Forecasts over the next two weeks point to 40-80% of normal precipitation in the central states. With much of the planting season still in front of us, will producers continue to wait to plant their first-crop soybeans? Or will they continue to plant on-time anyway? That is hard to say. Being below normal for rainfall in October is not a good thing, but is it necessarily a bad thing? Producers in the U.S. know that early-season rains are not all that important for a good soybean crop. Those rains are most important during flowering and especially the pod-fill period, which will occur during the heart of the wet season in December and January.
However, producers in Brazil do not have as good of soil as producers here in the U.S., and the soils there had been completely dry for months during the dry season. Producers may opt for better coverage of significant rain to ensure good germination and early growth.
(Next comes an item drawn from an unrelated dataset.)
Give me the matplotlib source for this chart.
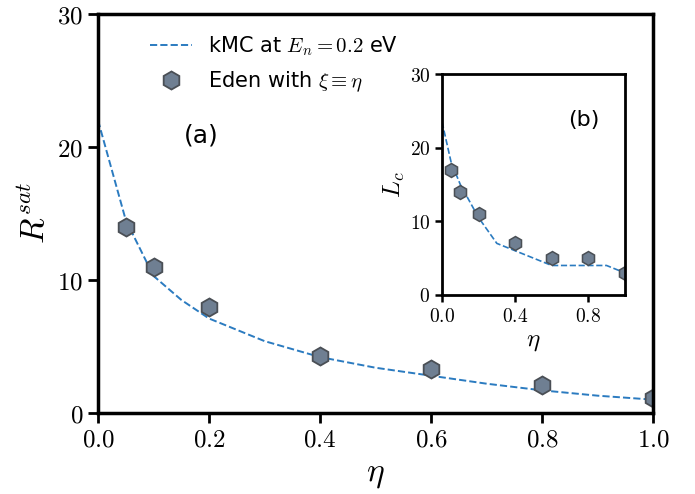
import matplotlib
matplotlib.use("Agg")
import matplotlib.pyplot as plt

plt.rcParams['mathtext.fontset'] = 'cm'
plt.rcParams['font.family'] = ['DejaVu Sans']

# main panel (a)
eta_line = [0.0, 0.05, 0.1, 0.15, 0.2, 0.3, 0.4, 0.5, 0.6, 0.7, 0.8, 0.9, 1.0]
r_kmc = [22.0, 14.5, 10.3, 8.5, 7.1, 5.4, 4.2, 3.4, 2.8, 2.2, 1.7, 1.3, 1.0]
eta_eden = [0.05, 0.1, 0.2, 0.4, 0.6, 0.8, 1.0]
r_eden = [14.0, 11.0, 8.0, 4.3, 3.3, 2.1, 1.1]

# inset panel (b)
eta_line_b = [0.0, 0.05, 0.1, 0.2, 0.3, 0.4, 0.5, 0.6, 0.7, 0.8, 0.9, 1.0]
lc_kmc = [23.5, 18.0, 15.0, 10.5, 7.0, 6.0, 5.0, 4.0, 4.0, 4.0, 4.0, 3.0]
lc_eden = [17.0, 14.0, 11.0, 7.0, 5.0, 5.0, 3.0]

line_color = '#2b7bc0'
face = '#6f7f92'
edge = '#4a4f55'

fig = plt.figure(figsize=(6.95, 4.94), dpi=100)
ax = fig.add_axes([0.141, 0.164, 0.799, 0.808])

ax.plot(eta_line, r_kmc, '--', color=line_color, lw=1.4,
        label=r'kMC at $E_n = 0.2$ eV')
ax.plot(eta_eden, r_eden, 'h', ms=13, mfc=face, mec=edge, mew=1.3,
        ls='none', label=r'Eden with $\xi \equiv \eta$')

ax.set_xlim(0, 1)
ax.set_ylim(0, 30)
xt = [0.0, 0.2, 0.4, 0.6, 0.8, 1.0]
yt = [0, 10, 20, 30]
ax.set_xticks(xt)
ax.set_xticklabels([f'${v:.1f}$' for v in xt], fontsize=18)
ax.set_yticks(yt)
ax.set_yticklabels([f'${v}$' for v in yt], fontsize=18)
ax.set_xlabel(r'$\eta$', fontsize=24)
ax.set_ylabel(r'$R^{sat}$', fontsize=24)
ax.tick_params(width=2, length=7)
for s in ax.spines.values():
    s.set_linewidth(2.5)
ax.text(0.155, 20.3, '(a)', fontsize=18)
ax.legend(loc='upper left', frameon=False, fontsize=15,
          bbox_to_anchor=(0.06, 0.995), handlelength=2.0,
          handletextpad=0.8, labelspacing=0.55)

# inset
axb = fig.add_axes([0.636, 0.403, 0.263, 0.447])
axb.plot(eta_line_b, lc_kmc, '--', color=line_color, lw=1.2)
axb.plot(eta_eden, lc_eden, 'h', ms=10, mfc=face, mec=edge, mew=1.1, ls='none')
axb.set_xlim(0, 1)
axb.set_ylim(0, 30)
xtb = [0.0, 0.4, 0.8]
ytb = [0, 10, 20, 30]
axb.set_xticks(xtb)
axb.set_xticklabels([f'${v:.1f}$' for v in xtb], fontsize=14)
axb.set_yticks(ytb)
axb.set_yticklabels([f'${v}$' for v in ytb], fontsize=14)
axb.set_xlabel(r'$\eta$', fontsize=18, labelpad=2)
axb.set_ylabel(r'$L_c$', fontsize=18, labelpad=2)
axb.tick_params(width=1.8, length=5)
for s in axb.spines.values():
    s.set_linewidth(2)
axb.text(0.69, 23.0, '(b)', fontsize=16)

fig.savefig('out.png', dpi=100)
If they indeed wait, that will push off soybean development and eventually harvest deeper into 2024. The longer that occurs, the less time there is for a good safrinha corn crop. Planting immediately after soybeans are harvested in late January and February, producers hope to get corn through pollination before the wet season rains shut down in early May, then rely on subsoil moisture to fill out the crop. If they push back planting, that will risk more of the crop being exposed to the dry season. With how poor domestic prices are, that could persuade some producers to skip a safrinha crop altogether, or switch to a different, short-season crop. The concerns are valid, but only if we start to see evidence that soybean planting has been delayed. So far, it has not.